One of the things I think that is really useful … is that now when I work with media … I can anticipate what [reporters] will need. It’s very helpful to me to have come from that background. I can be an effective partner to media in that sense.
What is the most rewarding part of working at Penrose-St. Francis?
I get to meet super-interesting people all the time. We have over 3,000 employees and I get to meet all of them and write about all of them. We have an in-house newsletter and other publications and there are associates who do incredible things all the time that I get to write about. I love that I can be inspired by my colleagues and the patients.
Were there any challenges for you switching fields?
Learning the marketing side. Everybody here was awesome from Day One and very welcoming. The whole team embraced me and taught me so much. It’s a really great combination of being able to take off running, but I also had a lot of guidance.
What do you look for when you build professional relationships?
I think transparency is important and always being honest with what your goals are, what you want to accomplish and how — but also what you’re not willing to do, what you don’t want the relationship to become. … The other thing is enthusiasm and being excited about what you’re doing. If you work with someone who is happy to be there and happy to work with you, you are going to feel exactly like they feel. I think coming from a place of good intentions is always important. I try to do that with all my relationships. Just do good; be good.

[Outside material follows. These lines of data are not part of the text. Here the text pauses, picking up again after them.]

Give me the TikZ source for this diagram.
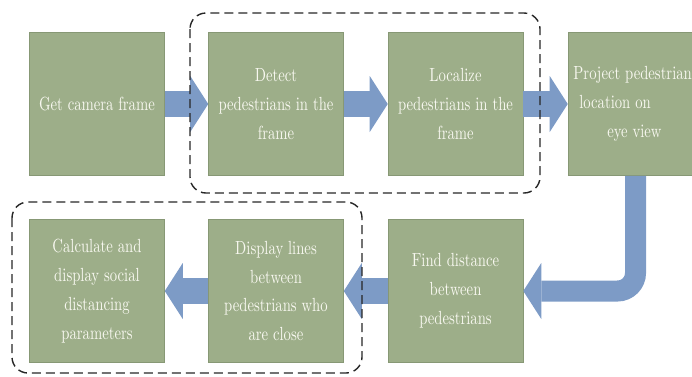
\documentclass[tikz,border=0pt]{standalone}
\usepackage{xcolor}
\definecolor{boxgreen}{RGB}{157,174,137}
\definecolor{boxedge}{RGB}{135,152,117}
\definecolor{flowblue}{RGB}{125,155,198}
\definecolor{boxtext}{RGB}{248,248,240}
\usepackage{tikz}
\usetikzlibrary{arrows.meta, positioning, calc}

\begin{document}
\begin{tikzpicture}[x=1pt, y=-1pt,
    stepbox/.style={draw=boxedge, fill=boxgreen, text=boxtext, xscale=1.47, yscale=1.9, minimum width=91.8pt, minimum height=75.3pt, inner sep=0pt, align=center, font=\fontsize{10}{15.26}\selectfont},
    flow/.style={draw=flowblue, line width=26pt, -{Triangle[length=18pt, width=56pt, line width=0pt]}},
    groupbox/.style={draw=black!85, line width=1.4pt, dash pattern=on 9pt off 5pt, rounded corners=16pt}]
    \useasboundingbox (0,0) rectangle (692,376);
    \clip (0,0) rectangle (692,376);

    % top row
    \node[stepbox] (frame) at (97,104) {Get camera frame};
    \node[stepbox] (detect) at (276,104) {Detect\\pedestrians in the\\frame};
    \node[stepbox] (localize) at (455.5,104) {Localize\\pedestrians in the\\frame};
    \node[stepbox, align=left, text width=84.4pt] (project) at (635.5,104) {Project pedestrian\\\hspace{4pt}location on\\\hspace{23pt}eye view};

    % bottom row
    \node[stepbox] (distance) at (455.5,291) {Find distance\\between\\pedestrians};
    \node[stepbox] (lines) at (276,291) {Display lines\\between\\pedestrians who\\are close};
    \node[stepbox] (social) at (97,291) {Calculate and\\display social\\distancing\\parameters};

    % block arrows
    \draw[flow] (frame.east) -- (detect.west);
    \draw[flow] (detect.east) -- (localize.west);
    \draw[flow] (localize.east) -- (project.west);
    \draw[flow, line width=21pt, rounded corners=18pt] (project.south) |- (distance.east);
    \draw[flow] (distance.west) -- (lines.east);
    \draw[flow] (lines.west) -- (social.east);

    % dashed groups
    \draw[groupbox] (190,13) rectangle (540,193);
    \draw[groupbox] (12,202) rectangle (362,373);
\end{tikzpicture}
\end{document}
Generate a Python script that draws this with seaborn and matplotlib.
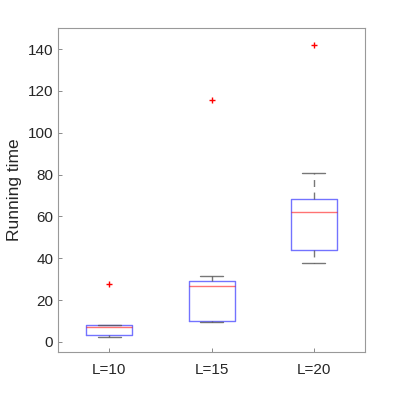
import matplotlib
matplotlib.use("Agg")
import matplotlib.pyplot as plt
import seaborn as sns
import pandas as pd

categories = ["L=10", "L=15", "L=20"]
times_L10 = [2.2, 2.8, 3.2, 5.0, 7.0, 7.5, 8.0, 8.1, 27.6]
times_L15 = [9.6, 9.9, 10.2, 18.0, 26.6, 28.0, 29.1, 31.5, 115.6]
times_L20 = [37.7, 40.0, 44.1, 55.0, 62.0, 65.0, 68.2, 80.6, 141.9]
yticks = [0, 20, 40, 60, 80, 100, 120, 140]

rows = []
for cat, vals in zip(categories, [times_L10, times_L15, times_L20]):
    for v in vals:
        rows.append({"L": cat, "time": v})
df = pd.DataFrame(rows)

sns.set_style("white")
plt.rcParams["font.family"] = ["Liberation Sans", "DejaVu Sans"]

fig = plt.figure(figsize=(4.03, 3.96), dpi=100)
ax = fig.add_axes([0.144, 0.111, 0.762, 0.818])

sns.boxplot(data=df, x="L", y="time", order=categories, ax=ax,
            fill=False, width=0.45, whis=1.5, linewidth=1.0,
            boxprops=dict(color="#0000ff", alpha=0.55),
            medianprops=dict(color="#ff0000", alpha=0.55),
            whiskerprops=dict(color="#555555", linestyle=(0, (5, 4)), alpha=0.8),
            capprops=dict(color="#555555", alpha=0.8),
            flierprops=dict(marker="+", markeredgecolor="#ff0000",
                            markersize=5, markeredgewidth=1.0))

ax.set_xlim(-0.5, 2.5)
ax.set_ylim(-4.8, 150)
ax.set_yticks(yticks)
ax.set_xlabel("")
ax.set_ylabel("Running time", fontsize=12.5, color="#262626")
for s in ax.spines.values():
    s.set_visible(True)
    s.set_color("#999999")
    s.set_linewidth(0.8)
ax.tick_params(direction="in", length=3, width=0.6, color="#777777",
               labelsize=11, labelcolor="#262626",
               top=False, right=False, bottom=True, left=True)
ax.tick_params(axis="x", pad=8)
ax.grid(False)

fig.savefig("out.png", dpi=100)
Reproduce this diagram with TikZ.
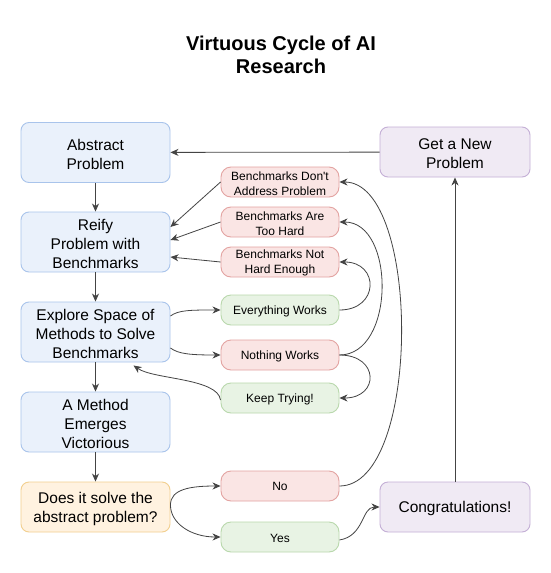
\documentclass[tikz,border=0pt]{standalone}
\usepackage{fontspec}
\setmainfont{Liberation Sans}[Ligatures=TeXOff]
\usetikzlibrary{arrows.meta}
\definecolor{bluef}{HTML}{EAF1FB}\definecolor{blued}{HTML}{A9C4EB}
\definecolor{orf}{HTML}{FFF2E0}\definecolor{ord}{HTML}{F2CF8F}
\definecolor{puf}{HTML}{F0EAF4}\definecolor{pud}{HTML}{C4AFD6}
\definecolor{ref}{HTML}{FAE5E4}\definecolor{red2}{HTML}{E3A3A1}
\definecolor{grf}{HTML}{E8F3E4}\definecolor{grd}{HTML}{B9D8AC}
\definecolor{edgec}{HTML}{444444}
\newcommand{\bigstrut}{\rule{0pt}{14.5pt}}
\newcommand{\smstrut}{\rule{0pt}{11.3pt}}
\tikzset{
  bigbox/.style={draw=blued, fill=bluef, line width=0.9pt, rounded corners=8pt, minimum width=149pt, minimum height=60pt, inner sep=0pt, align=center, font=\fontsize{15.5}{19}\selectfont},
  smallbox/.style={draw=red2, fill=ref, line width=0.9pt, rounded corners=10pt, minimum width=118pt, minimum height=30pt, inner sep=0pt, align=center, font=\fontsize{12}{15}\selectfont},
  redbox/.style={smallbox},
  greenbox/.style={smallbox, draw=grd, fill=grf},
  conn/.style={draw=edgec, line width=0.8pt, -{Stealth[length=8pt,width=7pt,inset=2.5pt]}},
}
\begin{document}
\begin{tikzpicture}[x=1pt,y=-1pt]
\useasboundingbox (0,0) rectangle (551,573);
\fill[white] (0,0) rectangle (551,573);
\node[align=center, font=\fontsize{20}{23}\selectfont\bfseries] (title) at (281,54.5) {Virtuous Cycle of AI\\Research};
\node[bigbox] (abs) at (95.5,152.5) {\bigstrut Abstract\\Problem};
\node[bigbox] (reify) at (95.5,242) {\bigstrut Reify\\Problem with\\Benchmarks};
\node[bigbox] (explore) at (95.5,332) {\bigstrut Explore Space of\\Methods to Solve\\Benchmarks};
\node[bigbox] (method) at (95.5,422) {\bigstrut A Method\\Emerges\\Victorious};
\node[bigbox, draw=ord, fill=orf, minimum height=50pt] (does) at (95.5,507) {\bigstrut Does it solve the\\abstract problem?};
\node[bigbox, draw=pud, fill=puf, minimum width=150pt, minimum height=50pt] (newp) at (455,152) {\bigstrut Get a New\\Problem};
\node[bigbox, draw=pud, fill=puf, minimum width=150pt, minimum height=50pt] (congr) at (455,507) {\bigstrut Congratulations!};
\node[redbox] (dont) at (280,182) {\smstrut Benchmarks Don't\\Address Problem};
\node[redbox] (hard) at (280,222) {\smstrut Benchmarks Are\\Too Hard};
\node[redbox] (nothard) at (280,262) {\smstrut Benchmarks Not\\Hard Enough};
\node[greenbox] (every) at (280,310) {\smstrut Everything Works};
\node[redbox] (nothing) at (280,355) {\smstrut Nothing Works};
\node[greenbox] (keep) at (280,398) {\smstrut Keep Trying!};
\node[redbox] (no) at (280,486) {No};
\node[greenbox] (yes) at (280,537) {\smstrut Yes};
% vertical chain
\draw[conn] (abs) -- (reify);
\draw[conn] (reify) -- (explore);
\draw[conn] (explore) -- (method);
\draw[conn] (method) -- (does);
\draw[conn] (newp) -- (abs);
\draw[conn] (congr) -- (newp);
% into reify
\draw[conn] (dont.west) -- ([yshift=15pt]reify.east);
\draw[conn] (hard.west) -- ([yshift=2pt]reify.east);
\draw[conn] (nothard.west) -- ([yshift=-15pt]reify.east);
% from explore
\draw[conn] ([yshift=16pt]explore.east) .. controls +(8,-6) and +(-30,0) .. (every.west);
\draw[conn] ([yshift=-16pt]explore.east) .. controls +(8,6) and +(-30,0) .. (nothing.west);
\draw[conn] ([yshift=-2pt]keep.west) .. controls +(-3,-22) and +(20,14) .. ([xshift=38pt,yshift=-3pt]explore.south);
% right loops
\draw[conn] (every.east) .. controls +(40,0) and +(40,0) .. (nothard.east);
\draw[conn] (nothing.east) .. controls +(56,0) and +(56,0) .. (hard.east);
\draw[conn] (nothing.east) .. controls +(40,0) and +(40,0) .. (keep.east);
\draw[conn] (no.east) .. controls +(82,0) and +(82,0) .. (dont.east);
% decision
\draw[conn] ([yshift=2pt]does.east) .. controls +(0,-16) and +(-30,0) .. (no.west);
\draw[conn] ([yshift=2pt]does.east) .. controls +(0,18) and +(-30,0) .. (yes.west);
\draw[conn] ([yshift=-3pt]yes.east) .. controls +(25,-4) and +(-18,0) .. (congr.west);
\end{tikzpicture}
\end{document}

Has Colorado Springs been a good place to develop as a young professional?
Absolutely. Everyone is always excited to collaborate even when it’s a lot of work. It feels like everyone really is working together to make Colorado Springs better — to have a better life and a better city.
What advice would you give other young professionals?
Be self-assured and realize what your skills are, and don’t be afraid to be your own advocate. Don’t be afraid to tell people, ‘I’m good at this.’
If you’re doing something well, make sure people know. There will be someone who will appreciate you.